An update in the never-ending saga of Armond Armstead as he attempts to get medically cleared to play for the Trojans: his father, Guss, attended practice Wednesday and plans to meet with USC staffers this week to find a solution to what has become a full-fledged problem.
Armstead, of course, was hospitalized in March for unknown reasons but has not participated at full strength in any USC practices in the six months since. He and USC have both been very vague about the situation and nothing is known other than that Armstead and his family believe he's past due to be cleared and the USC medical staff disagrees.
Armstead already played three years for the Trojans and stood to get drafted fairly high in next year's NFL draft -- before this whole medical ordeal, of course. Now, his football future is in obvious jeopardy. He's missed the first two games of the 2011 season. There's no clear light at the end of the tunnel.
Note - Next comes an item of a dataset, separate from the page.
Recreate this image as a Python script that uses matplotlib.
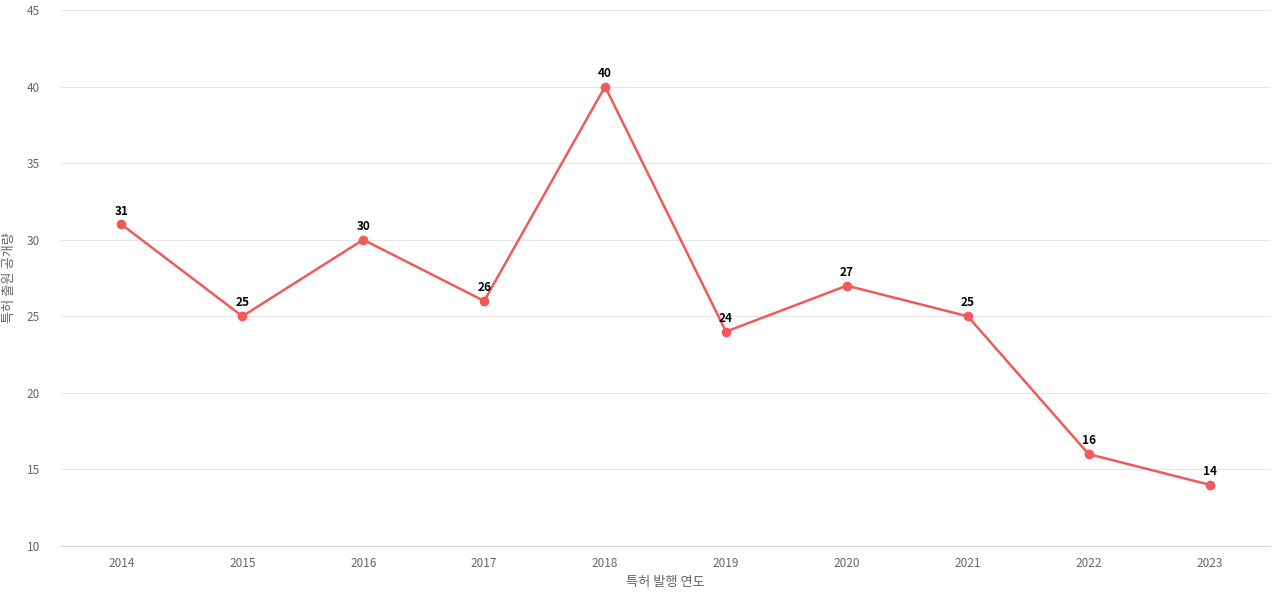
import matplotlib
matplotlib.use("Agg")
import matplotlib.pyplot as plt

years = ["2014","2015","2016","2017","2018","2019","2020","2021","2022","2023"]
values = [31,25,30,26,40,24,27,25,16,14]

plt.rcParams['font.family'] = ['Noto Sans CJK KR', 'DejaVu Sans']
fig = plt.figure(figsize=(12.8,6), dpi=100)
ax = fig.add_axes([61/1280, 1-546/600, 1209/1280, 536/600])
x = list(range(len(years)))
color = '#f05a5a'
ax.plot(x, values, color=color, lw=1.8, marker='o', ms=6)
for xi, v in zip(x, values):
    ax.text(xi, v+0.45, str(v), ha='center', va='bottom', fontsize=8.5, fontweight='bold', color='black')
ax.set_xlim(-0.5, 9.5)
ax.set_ylim(10, 45)
ax.set_yticks(range(10, 46, 5))
ax.set_xticks(x)
ax.set_xticklabels(years)
ax.grid(axis='y', color='#e6e6e6', lw=0.8)
ax.set_axisbelow(True)
for s in ['top','right','left']:
    ax.spines[s].set_visible(False)
ax.spines['bottom'].set_color('#ccd6eb')
ax.tick_params(length=0, labelsize=8.5, colors='#666666', pad=8)
ax.tick_params(axis='y', pad=15)
ax.set_xlabel('특허 발행 연도', fontsize=9.5, color='#666666', labelpad=4)
ax.set_ylabel('특허 출원 공개량', fontsize=9.5, color='#666666', labelpad=8)
fig.savefig('out.png', dpi=100)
Enter his father, a basketball trainer in Sacramento. The elder Armstead's in L.A. this week, presumably to either convince USC to clear his son or find out why he won't be cleared. He talked to a number of USC administrators during Wednesday's practice, including athletic director Pat Haden and trainer Russ Romano. The younger Armstead wasn't in attendance.
There can't be much more wiggle room on this. Either Armstead is going to be cleared in the near future, or he's not. The season's over in fewer than 75 days.
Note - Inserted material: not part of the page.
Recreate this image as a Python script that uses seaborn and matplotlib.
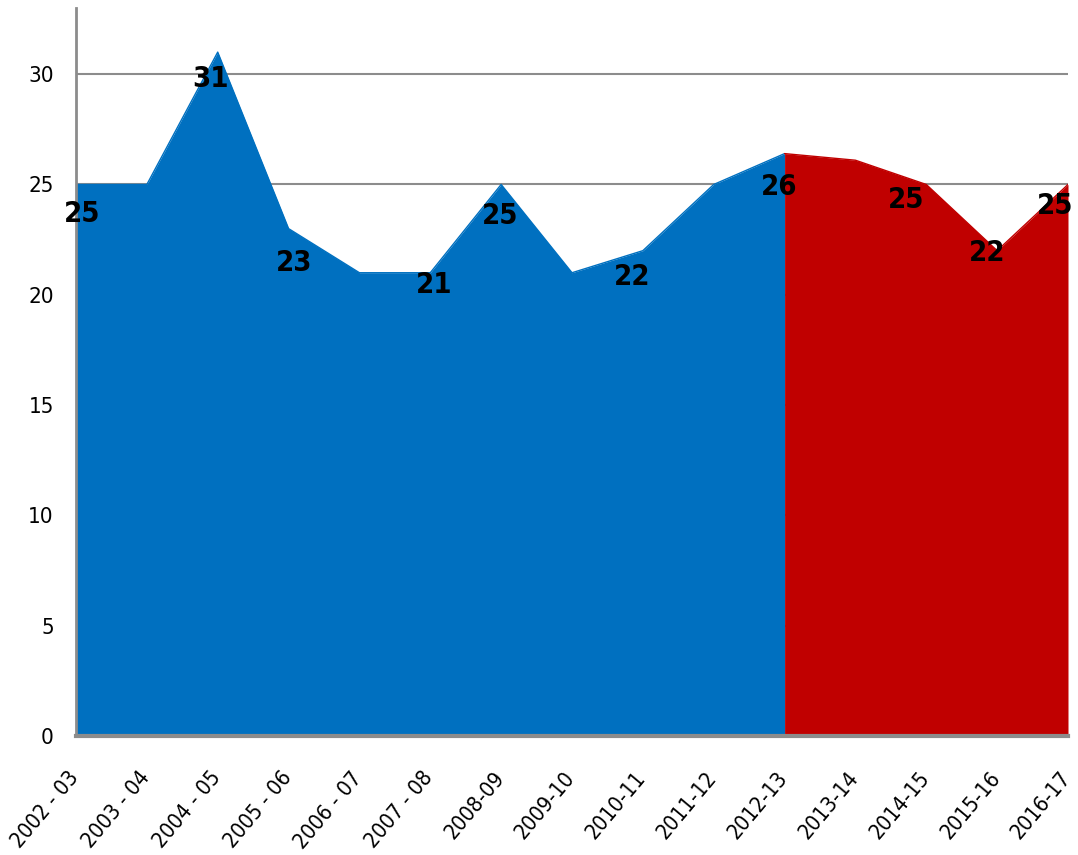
import matplotlib
matplotlib.use("Agg")
import matplotlib.pyplot as plt
import seaborn as sns
import pandas as pd
from matplotlib import font_manager
from matplotlib.font_manager import FontProperties

# Fiscal years and values
years = ["2002 - 03", "2003 - 04", "2004 - 05", "2005 - 06", "2006 - 07",
         "2007 - 08", "2008-09", "2009-10", "2010-11", "2011-12",
         "2012-13", "2013-14", "2014-15", "2015-16", "2016-17"]
values = [25, 25, 31, 23, 21, 21, 25, 21, 22, 25, 26.4, 26.1, 25, 22, 25]
# Last year of the first period (blue); the rest is drawn in red
split_year = "2012-13"
# Years that carry a value label
labelled_years = ["2002 - 03", "2004 - 05", "2005 - 06", "2007 - 08", "2008-09",
                  "2010-11", "2012-13", "2014-15", "2015-16", "2016-17"]
y_ticks = [0, 5, 10, 15, 20, 25, 30]

# label offsets in pixels (dx, dy) relative to each point
label_offsets = {
    "2002 - 03": (6, -30), "2004 - 05": (-7, -27), "2005 - 06": (6, -34),
    "2007 - 08": (4, -12), "2008-09": (-1, -32), "2010-11": (-11, -26),
    "2012-13": (-5, -33), "2014-15": (-20, -16), "2015-16": (-10, -2),
    "2016-17": (-13, -22),
}

sns.set_theme(style="white")


def narrow_font(bold=False):
    """Pick a condensed sans font file if one is installed."""
    cands = []
    for f in font_manager.fontManager.ttflist:
        name = f.fname.lower()
        if ("narrow" in name or "condensed" in name) and "oblique" not in name \
                and "italic" not in name:
            is_bold = "bold" in name
            if is_bold == bold:
                pri = 0 if "liberation" in name else (1 if "dejavusans" in name else 2)
                cands.append((pri, f.fname))
    if cands:
        cands.sort()
        return FontProperties(fname=cands[0][1])
    return FontProperties(family="Roboto", weight="bold" if bold else "normal")


tick_font = narrow_font(False)
label_font = narrow_font(True)
plt.rcParams["font.family"] = ["Roboto", "DejaVu Sans"]

df = pd.DataFrame({"year": years, "value": values})
df["x"] = range(len(df))
split = years.index(split_year)

fig = plt.figure(figsize=(10.78, 8.55), dpi=100)
ax = fig.add_axes([76 / 1078, 1 - 736 / 855, (1068 - 76) / 1078, (736 - 8) / 855])

blue = "#0070C0"
red = "#C00000"

first = df.iloc[: split + 1]
second = df.iloc[split:]
ax.fill_between(first["x"], 0, first["value"], color=blue, lw=0, zorder=2)
ax.fill_between(second["x"], 0, second["value"], color=red, lw=0, zorder=2)
sns.lineplot(data=first, x="x", y="value", color=blue, lw=1, ax=ax, zorder=3)
sns.lineplot(data=second, x="x", y="value", color=red, lw=1, ax=ax, zorder=3)

ax.set_xlim(0, len(years) - 1)
ax.set_ylim(0, 33)
ax.set_yticks(y_ticks)
ax.set_yticklabels([str(t) for t in y_ticks])
for lab in ax.get_yticklabels():
    lab.set_fontproperties(tick_font)
    lab.set_fontsize(16)
    lab.set_color("black")
ax.tick_params(axis="y", length=0, pad=16)

# category labels, slanted, ending just left of each tick position
ax.set_xticks(df["x"])
ax.set_xticklabels([])
ax.tick_params(axis="x", length=0)
for i, yr in enumerate(years):
    ax.annotate(yr, (i, 0), xycoords=("data", "axes fraction"),
                xytext=(-6, -23), textcoords="offset points",
                rotation=50, rotation_mode="anchor", ha="right", va="top",
                fontproperties=tick_font, fontsize=15.5, color="black",
                annotation_clip=False)
ax.set_xlabel("")
ax.set_ylabel("")

ax.yaxis.grid(True, color="#8c8c8c", lw=1.5, zorder=1)
ax.set_axisbelow(True)
for side in ["top", "right"]:
    ax.spines[side].set_visible(False)
ax.spines["left"].set_color("#8c8c8c")
ax.spines["left"].set_linewidth(2)
ax.spines["bottom"].set_color("#8c8c8c")
ax.spines["bottom"].set_linewidth(3)
ax.spines["left"].set_zorder(4)
ax.spines["bottom"].set_zorder(4)

for yr in labelled_years:
    i = years.index(yr)
    v = values[i]
    dx, dy = label_offsets[yr]
    ax.annotate(f"{v:.0f}", (i, v), xytext=(dx * 0.72, dy * 0.72),
                textcoords="offset points", ha="center", va="center",
                fontproperties=label_font, fontsize=21, color="black", zorder=5,
                annotation_clip=False)

fig.savefig("out.png", dpi=100)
Trojans coach Lane Kiffin hasn't said much on his Armstead's case ever, and he's said even less in recent weeks. He said on Sunday's conference call that he has not been involved in many of the discussions of late. On Wednesday, he said he'd be involved in a meeting with Armstead and his father in the near future.
"We have a meeting later this week, so right now that's where we are at," Kiffin said.
An under-examined part of this whole situation: Armstead's younger brother, Arik, is a high school senior currently committed to the Trojans to play both basketball and football. Arik Armstead is ranked by most recruiting services as one of the top prospects in the state of California and one of the top 25 seniors in the country.